Champions are admired for their self-discipline and self-drive. They do not hit the snooze button on the early morning alarm clocks, work tirelessly again and again. It is their never-give-up mentality that heightens their performance every time. A champion understands the need for objectivity in training the aspects of their game that needs improvement. A champion’s intrinsic motivation is strong enough that they can consume new information and skills intently. Champions have an eagerness to become a master at their craft. They might have an ego, but it is not the leader; they are able to make it a great servant. While the average athlete has a superficial understanding of their game and even desires. An elite athlete understands the game thoroughly and are on a quest for self-discovery. Most average athletes do not explore the range of their limits, yet this is exactly the zone where champions thrive.

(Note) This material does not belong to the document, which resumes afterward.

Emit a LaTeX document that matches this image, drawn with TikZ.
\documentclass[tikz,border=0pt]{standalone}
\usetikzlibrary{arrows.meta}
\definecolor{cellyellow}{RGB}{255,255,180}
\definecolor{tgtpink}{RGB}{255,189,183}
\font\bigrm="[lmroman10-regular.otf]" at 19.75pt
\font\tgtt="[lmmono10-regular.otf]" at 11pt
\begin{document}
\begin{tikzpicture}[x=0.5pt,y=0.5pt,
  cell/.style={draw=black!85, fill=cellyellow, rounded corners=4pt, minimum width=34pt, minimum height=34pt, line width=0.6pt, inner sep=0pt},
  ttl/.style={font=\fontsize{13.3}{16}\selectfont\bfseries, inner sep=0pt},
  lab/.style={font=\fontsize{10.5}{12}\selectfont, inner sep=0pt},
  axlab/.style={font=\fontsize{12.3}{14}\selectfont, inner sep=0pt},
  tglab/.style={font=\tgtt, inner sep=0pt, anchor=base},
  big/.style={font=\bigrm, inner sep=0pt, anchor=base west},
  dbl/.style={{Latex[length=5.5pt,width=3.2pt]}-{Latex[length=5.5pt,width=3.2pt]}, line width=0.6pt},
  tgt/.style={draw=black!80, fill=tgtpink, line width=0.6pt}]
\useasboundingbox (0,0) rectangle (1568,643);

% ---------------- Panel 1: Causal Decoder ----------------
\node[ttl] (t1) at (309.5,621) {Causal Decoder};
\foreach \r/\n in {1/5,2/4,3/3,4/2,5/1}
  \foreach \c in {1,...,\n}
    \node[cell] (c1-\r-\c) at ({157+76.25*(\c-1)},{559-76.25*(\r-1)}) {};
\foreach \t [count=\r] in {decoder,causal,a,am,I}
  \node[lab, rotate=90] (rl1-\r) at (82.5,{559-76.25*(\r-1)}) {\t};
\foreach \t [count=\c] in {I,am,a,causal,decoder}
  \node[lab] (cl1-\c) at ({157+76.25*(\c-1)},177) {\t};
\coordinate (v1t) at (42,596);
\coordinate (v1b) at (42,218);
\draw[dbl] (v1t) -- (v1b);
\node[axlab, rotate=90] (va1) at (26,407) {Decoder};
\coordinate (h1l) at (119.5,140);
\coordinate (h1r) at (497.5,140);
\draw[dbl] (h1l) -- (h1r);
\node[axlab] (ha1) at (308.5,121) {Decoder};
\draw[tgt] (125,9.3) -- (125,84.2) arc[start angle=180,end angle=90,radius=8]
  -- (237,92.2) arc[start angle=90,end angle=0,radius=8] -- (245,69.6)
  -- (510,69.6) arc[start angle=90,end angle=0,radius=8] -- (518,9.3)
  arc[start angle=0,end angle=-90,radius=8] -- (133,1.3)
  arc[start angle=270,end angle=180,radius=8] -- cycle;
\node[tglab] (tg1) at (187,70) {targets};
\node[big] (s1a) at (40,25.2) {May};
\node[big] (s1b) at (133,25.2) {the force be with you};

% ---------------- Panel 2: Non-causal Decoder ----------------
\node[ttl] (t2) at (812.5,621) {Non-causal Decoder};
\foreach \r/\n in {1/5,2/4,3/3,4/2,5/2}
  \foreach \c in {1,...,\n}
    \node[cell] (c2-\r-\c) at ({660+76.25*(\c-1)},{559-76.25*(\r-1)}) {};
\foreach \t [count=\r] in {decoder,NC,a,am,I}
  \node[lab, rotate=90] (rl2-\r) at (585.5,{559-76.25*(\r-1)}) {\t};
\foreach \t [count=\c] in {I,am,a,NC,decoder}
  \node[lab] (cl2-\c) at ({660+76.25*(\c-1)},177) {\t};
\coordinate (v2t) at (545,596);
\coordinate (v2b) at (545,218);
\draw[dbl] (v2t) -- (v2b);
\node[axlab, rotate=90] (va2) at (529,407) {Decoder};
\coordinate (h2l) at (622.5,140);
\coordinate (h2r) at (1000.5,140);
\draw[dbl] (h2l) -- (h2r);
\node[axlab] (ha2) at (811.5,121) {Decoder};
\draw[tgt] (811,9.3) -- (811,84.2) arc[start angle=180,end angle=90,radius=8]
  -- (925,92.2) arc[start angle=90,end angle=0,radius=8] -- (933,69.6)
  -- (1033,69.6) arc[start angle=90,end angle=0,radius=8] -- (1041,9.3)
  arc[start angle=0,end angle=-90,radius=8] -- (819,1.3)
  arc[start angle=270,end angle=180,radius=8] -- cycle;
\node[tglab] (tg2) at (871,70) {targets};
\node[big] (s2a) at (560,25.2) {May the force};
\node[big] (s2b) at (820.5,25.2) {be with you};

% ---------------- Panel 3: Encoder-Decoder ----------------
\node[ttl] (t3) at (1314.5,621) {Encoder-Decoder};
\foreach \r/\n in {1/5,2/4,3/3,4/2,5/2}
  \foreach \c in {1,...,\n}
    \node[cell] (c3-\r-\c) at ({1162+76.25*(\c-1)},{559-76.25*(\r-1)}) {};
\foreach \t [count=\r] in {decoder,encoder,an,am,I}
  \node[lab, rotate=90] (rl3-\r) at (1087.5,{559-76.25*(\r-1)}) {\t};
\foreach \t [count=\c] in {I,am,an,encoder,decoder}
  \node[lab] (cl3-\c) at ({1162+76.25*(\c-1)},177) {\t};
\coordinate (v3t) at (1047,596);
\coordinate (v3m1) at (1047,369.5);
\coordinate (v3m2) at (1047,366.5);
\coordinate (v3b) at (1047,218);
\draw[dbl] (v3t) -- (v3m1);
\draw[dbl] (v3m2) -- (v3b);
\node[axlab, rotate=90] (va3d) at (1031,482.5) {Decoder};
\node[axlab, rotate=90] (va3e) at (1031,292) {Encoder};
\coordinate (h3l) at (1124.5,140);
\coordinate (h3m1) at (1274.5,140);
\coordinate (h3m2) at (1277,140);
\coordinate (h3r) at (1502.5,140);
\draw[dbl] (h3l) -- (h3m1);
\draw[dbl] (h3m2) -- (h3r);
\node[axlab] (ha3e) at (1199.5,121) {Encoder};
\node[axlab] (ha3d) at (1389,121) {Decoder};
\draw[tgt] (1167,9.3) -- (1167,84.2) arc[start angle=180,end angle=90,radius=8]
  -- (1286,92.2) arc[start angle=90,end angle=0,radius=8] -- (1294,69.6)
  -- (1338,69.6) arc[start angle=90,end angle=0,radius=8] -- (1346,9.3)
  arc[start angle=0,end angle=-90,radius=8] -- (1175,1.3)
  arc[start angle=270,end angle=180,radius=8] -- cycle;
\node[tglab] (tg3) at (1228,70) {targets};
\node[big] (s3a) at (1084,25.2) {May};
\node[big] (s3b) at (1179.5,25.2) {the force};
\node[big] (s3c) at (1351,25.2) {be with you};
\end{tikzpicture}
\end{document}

Athletes at the top of their game will always ask themselves what matters most to them. They feel guilty when they have not done everything possible to excel in their area. Moreover, elite athletes understand that true confidence comes from meticulous preparation. They are willing to do whatever it takes to reach the epitome of success. This also means doing things they do not like. That makes all the difference between elites and averages. The latter mostly does what he enjoys, while the former thinks of the bigger picture. The mountain the elite athlete climbs is a lot higher than what most people have their eyes on. The risk is higher, the climb is harder, and the higher the climb the harder it gets. At no point in the climb does it get easier. Champions are able to control their thoughts and do the work when they do not want to. No matter what happens, not a day goes by when they are not getting closer to their goal, one way or another. All the mistakes they make are viewed with a growth mindset. Each mistake is yet another opportunity for them to get better at their craft.

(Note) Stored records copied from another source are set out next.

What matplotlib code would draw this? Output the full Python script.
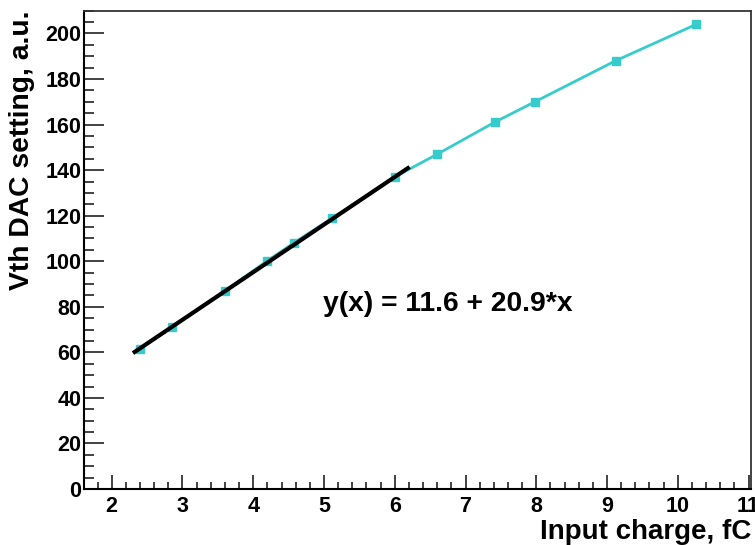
import matplotlib
matplotlib.use("Agg")
import matplotlib.pyplot as plt
from matplotlib.ticker import MultipleLocator

plt.rcParams['font.family'] = ['Liberation Sans', 'DejaVu Sans']
plt.rcParams['font.weight'] = 'bold'

# Threshold scan: input charge (fC) vs Vth DAC setting
charge = [2.40, 2.85, 3.60, 4.19, 4.57, 5.12, 6.00, 6.60, 7.41, 7.98, 9.12, 10.26]
vth = [61.5, 71.0, 87.0, 100.0, 108.0, 119.0, 137.0, 147.0, 161.0, 170.0, 188.0, 204.0]

# Linear fit result and its range
fit_p0 = 11.6
fit_p1 = 20.9
fit_range = [2.3, 6.21]
fit_label = "y(x) = 11.6 + 20.9*x"

cyan = "#36CCCC"

fig = plt.figure(figsize=(7.55, 5.45), dpi=100)
ax = fig.add_axes([84 / 755, 56 / 545, 667 / 755, 478.3 / 545])

ax.plot(charge, vth, color=cyan, lw=2.0, marker='s', ms=5.5,
        mec=cyan, mfc=cyan, zorder=2)
fx = fit_range
fy = [fit_p0 + fit_p1 * x for x in fx]
ax.plot(fx, fy, color='black', lw=3.0, solid_capstyle='butt', zorder=3)

ax.set_xlim(1.608, 11.035)
ax.set_ylim(0, 210)

ax.xaxis.set_major_locator(MultipleLocator(1))
ax.xaxis.set_minor_locator(MultipleLocator(0.2))
ax.yaxis.set_major_locator(MultipleLocator(20))
ax.yaxis.set_minor_locator(MultipleLocator(5))

ax.tick_params(axis='both', which='both', direction='in',
               top=False, right=False, labelsize=15.5, width=1.2,
               color='#222222')
ax.tick_params(axis='x', which='major', length=10, pad=5)
ax.tick_params(axis='x', which='minor', length=5)
ax.tick_params(axis='y', which='major', length=14.5, pad=2)
ax.tick_params(axis='y', which='minor', length=7.5)
for lab in ax.get_xticklabels() + ax.get_yticklabels():
    lab.set_fontweight('bold')

for side in ['left', 'bottom']:
    ax.spines[side].set_linewidth(1.5)
    ax.spines[side].set_color('black')
for side in ['top', 'right']:
    ax.spines[side].set_linewidth(1.3)
    ax.spines[side].set_color('#333333')

fig.text(751 / 755, 1 - 539 / 545, "Input charge, fC", ha='right',
         va='baseline', fontsize=20, fontweight='bold')
fig.text(9 / 755, 1 - 11 / 545, "Vth DAC setting, a.u.", ha='left',
         va='top', rotation=90, fontsize=20.3, fontweight='bold')

ax.text(323 / 755, 1 - 310.7 / 545, fit_label, transform=fig.transFigure,
        ha='left', va='baseline', fontsize=20.3, fontweight='bold')

fig.savefig("out.png", dpi=100)
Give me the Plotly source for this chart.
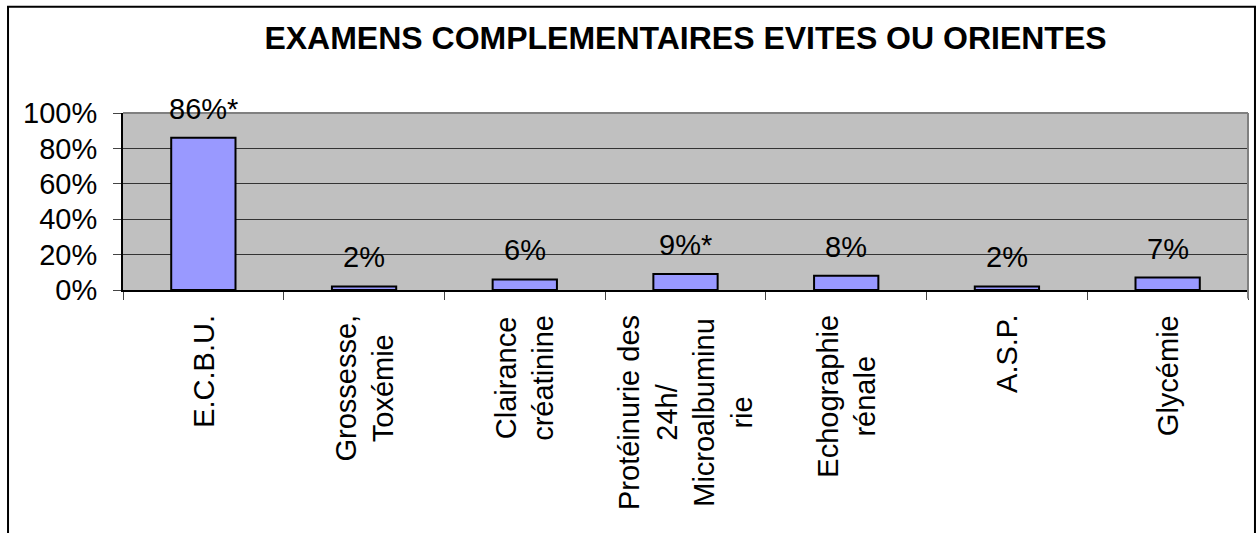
import plotly.graph_objects as go

# data
categories = ["E.C.B.U.", "Grossesse, Toxémie", "Clairance créatinine",
              "Protéinurie des 24h/ Microalbuminurie", "Echographie rénale",
              "A.S.P.", "Glycémie"]
axis_labels = ["E.C.B.U.", "Grossesse,<br>Toxémie", "Clairance<br>créatinine",
               "Protéinurie des<br>24h/<br>Microalbuminu<br>rie",
               "Echographie<br>rénale", "A.S.P.", "Glycémie"]
values = [0.86, 0.02, 0.06, 0.09, 0.08, 0.02, 0.07]
value_labels = ["86%*", "2%", "6%", "9%*", "8%", "2%", "7%"]
y_ticks = [0, 0.2, 0.4, 0.6, 0.8, 1.0]
y_ticktext = ["0%", "20%", "40%", "60%", "80%", "100%"]

FONT = "Arial, Liberation Sans, sans-serif"

fig = go.Figure()
fig.add_trace(go.Bar(
    x=categories, y=values, width=0.4,
    marker=dict(color="#9999FF", line=dict(color="black", width=2)),
    hoverinfo="skip",
))

# value labels above the bars
for cat, v, lab in zip(categories, values, value_labels):
    fig.add_annotation(x=cat, y=v, xref="x", yref="y", text=lab, showarrow=False,
                       yanchor="bottom", yshift=11, font=dict(size=29, color="black", family=FONT))

# rotated category labels, lines centred
for cat, lab in zip(categories, axis_labels):
    fig.add_annotation(x=cat, y=0, xref="x", yref="paper", text=lab, showarrow=False,
                       textangle=-90, align="center", yanchor="top", yshift=-23,
                       font=dict(size=29, color="black", family=FONT))

# plot area frame: grey top and right edges
fig.add_shape(type="line", xref="paper", yref="paper", x0=0, x1=1, y0=1, y1=1,
              line=dict(color="#808080", width=2), layer="above")
fig.add_shape(type="line", xref="paper", yref="paper", x0=1, x1=1, y0=-0.048, y1=1,
              line=dict(color="#808080", width=2), layer="above")
# outer chart border
fig.add_shape(type="rect", xref="paper", yref="paper", x0=-0.1022, x1=1.0062, y0=-1.6, y1=1.6,
              line=dict(color="black", width=2), layer="above")

fig.update_layout(
    width=1257, height=533,
    margin=dict(l=123, r=9, t=113, b=243),
    paper_bgcolor="white", plot_bgcolor="#C0C0C0",
    showlegend=False,
    font=dict(family=FONT, color="black"),
    title=dict(text="<b>EXAMENS COMPLEMENTAIRES EVITES OU ORIENTES</b>",
               x=0.5, xref="paper", xanchor="center",
               y=1 - 38 / 533, yref="container", yanchor="middle",
               font=dict(size=32, color="black", family=FONT)),
)

fig.update_xaxes(range=[-0.5, 6.5], showticklabels=False, showgrid=False, zeroline=False,
                 tickson="boundaries", ticks="outside", ticklen=8, tickcolor="#444",
                 showline=True, linecolor="black", linewidth=2)
fig.update_yaxes(range=[0, 1], tickvals=y_ticks, ticktext=y_ticktext,
                 showgrid=True, gridcolor="#333333", gridwidth=1, zeroline=False,
                 ticks="outside", ticklen=8, tickcolor="#444", ticklabelstandoff=10,
                 tickfont=dict(size=29, color="black", family=FONT),
                 showline=True, linecolor="black", linewidth=2)

# page body has a default 8px margin; drop it so the figure sits at the window corner
fig.write_html("out.html", config={"displayModeBar": False},
               post_script="document.body.style.margin='0';")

From sport to life and vice versa

In order to be mentally tough, athletes must learn how to push through challenges both on and off of the field. In a way, sport teaches athletes a lot about life. When an athlete is faced with challenging situations in their career, they will have already learned how to handle those situations. If they do not know how to move forward from a setback, they can look back at previous failures and use that as motivation for future success. Athletes who are successful reflect upon their past experiences and learn from them so that they can achieve long-term goals. Their deep understanding of the sport they chose to do makes them understand that sport and life, it’s one and the same thing. The same principles apply. Whether it’s boxing, basketball, or surfing. Once you become elite in your sports endeavor it transfers to living outside the field. Look at Michael Jordan with his famous Jordan shoes. Or look at David Beckham’s fragrance line, or, lastly, Kobe Bryant winning an Oscar for Best Animated Short Film. In short, the sport athletes chose and the principles learned transcended sport and fitted perfectly into life.

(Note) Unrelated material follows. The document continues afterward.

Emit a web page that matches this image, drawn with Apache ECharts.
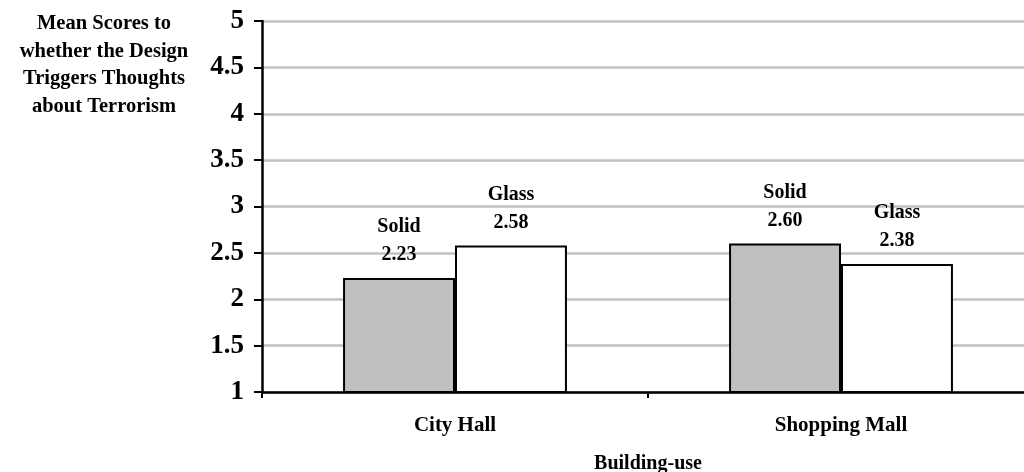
<!DOCTYPE html>
<html>
<head>
<meta charset="utf-8">
<script src="https://cdn.jsdelivr.net/npm/echarts@6/dist/echarts.min.js"></script>
<style>
  html, body { margin: 0; padding: 0; background: #ffffff; overflow: hidden; }
  /* the plot runs slightly past the right edge of the window */
  #chart { width: 1034px; height: 472px; }
</style>
</head>
<body>
<div id="chart"></div>
<script>
// Mean scores by building use and facade type
const categories = ['City Hall', 'Shopping Mall'];
const solidValues = [2.23, 2.60];
const glassValues = [2.58, 2.38];
const yTicks = { min: 1, max: 5, interval: 0.5 };

const serif = 'Liberation Serif, Times New Roman, serif';

const labelStyle = {
  show: true,
  position: 'top',
  distance: 9,
  fontFamily: serif,
  fontWeight: 'bold',
  fontSize: 20,
  lineHeight: 28,
  color: '#000',
  formatter: p => p.seriesName + '\n' + p.value.toFixed(2)
};

const chart = echarts.init(document.getElementById('chart'), null, { renderer: 'canvas' });
chart.setOption({
  backgroundColor: '#ffffff',
  animation: false,
  title: {
    text: 'Mean Scores to\nwhether the Design\nTriggers Thoughts\nabout Terrorism',
    left: 99,
    top: 5,
    textAlign: 'center',
    textStyle: {
      fontFamily: serif,
      fontWeight: 'bold',
      fontSize: 20.5,
      lineHeight: 27.5,
      color: '#000'
    }
  },
  grid: {
    left: 262, top: 21, right: 0, height: 371,
    containLabel: false,
    outerBoundsMode: 'none'
  },
  xAxis: {
    type: 'category',
    data: categories,
    name: 'Building-use',
    nameLocation: 'middle',
    nameGap: 62,
    nameTextStyle: { fontFamily: serif, fontWeight: 'bold', fontSize: 20, color: '#000' },
    axisLine: { lineStyle: { color: '#000', width: 2.5 } },
    axisTick: { show: true, length: 6, lineStyle: { color: '#000', width: 2 } },
    axisLabel: { margin: 23, fontFamily: serif, fontWeight: 'bold', fontSize: 21, color: '#000' },
    splitLine: { show: false }
  },
  yAxis: {
    type: 'value',
    min: yTicks.min,
    max: yTicks.max,
    interval: yTicks.interval,
    axisLine: { show: true, lineStyle: { color: '#000', width: 2.5 } },
    axisTick: { show: true, length: 8, lineStyle: { color: '#000', width: 2 } },
    axisLabel: { margin: 18, fontFamily: serif, fontWeight: 'bold', fontSize: 27, color: '#000' },
    splitLine: { show: true, lineStyle: { color: '#c0c0c0', width: 2.5 } }
  },
  series: [
    {
      name: 'Solid',
      type: 'bar',
      data: solidValues,
      barGap: '0%',
      barCategoryGap: '42%',
      itemStyle: { color: '#c0c0c0', borderColor: '#000', borderWidth: 2 },
      label: labelStyle
    },
    {
      name: 'Glass',
      type: 'bar',
      data: glassValues,
      barGap: '0%',
      barCategoryGap: '42%',
      itemStyle: { color: '#ffffff', borderColor: '#000', borderWidth: 2 },
      label: labelStyle
    }
  ]
});
</script>
</body>
</html>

To conclude, a strong mentality is important because it can make or break an athlete. It’s the difference between success and failure in sport. The most successful athletes are ones who have a strong mentality. They know that they can achieve excellence by pushing themselves to the limits of their potential. A champion’s mindset is one that is able to push through challenges both on and off of the field, which not only makes them mentally tough but also teaches them how to be durable in everyday life. These qualities are what separate success from failure. This is what separates the elite from the average.